The Dark Side of Oz as Allegory of Spiritual Transformation
The Dark Side of Oz, the mashup of Pink Floyd’s The Dark Side of the Moon and The Wizard of Oz, has established itself as an inspiring work of art, giving rise to live shows as well as new music and art. It is also a decidedly open work. It does not merely eschew authorial prescription of its meaning; rather, it has no identifiable author at all. It also has no generic conventions; rather, it has singlehandedly established the genre of the cinematic progressive rock mashup. Faced with these interpretive challenges, scholars have hardly examined the phenomenon in artistic terms at all, with the exception of John Richardson. But in all cases, virtually the only analytical method brought to bear is borrowed from the blogosphere: identifying sync points.

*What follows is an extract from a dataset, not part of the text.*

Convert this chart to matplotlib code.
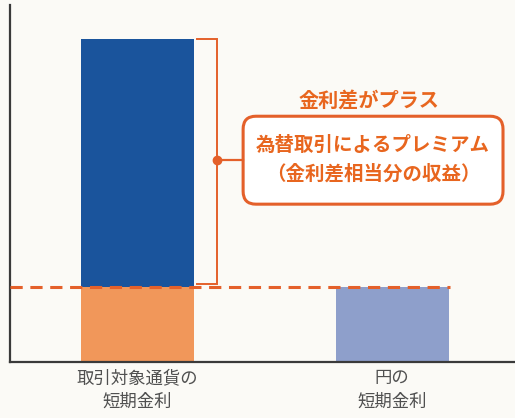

This study adopts the premise that the meaningfulness of the mashup is grounded not in its sync points as such but in its affordance of a conceptual blending of the album’s musical-lyrical content with the film’s narrative. In this blend, the divergence of the disparate source materials is just as important as their convergence or syncing. This divergence opens up a space of the unknown, the sublime, while the convergence implies its meaningfulness, which is read against the grain of the originals. I interpret this sublimity as spiritual, partly due to the role of faith in executing the juxtaposition. More specifically, as a prism selectively activates color, so the album serendipitously activates elements in the film to present an allegory of spiritual transformation that closely matches the analysis of this process in St. Theophan the Recluse’s magisterial The Path to Salvation.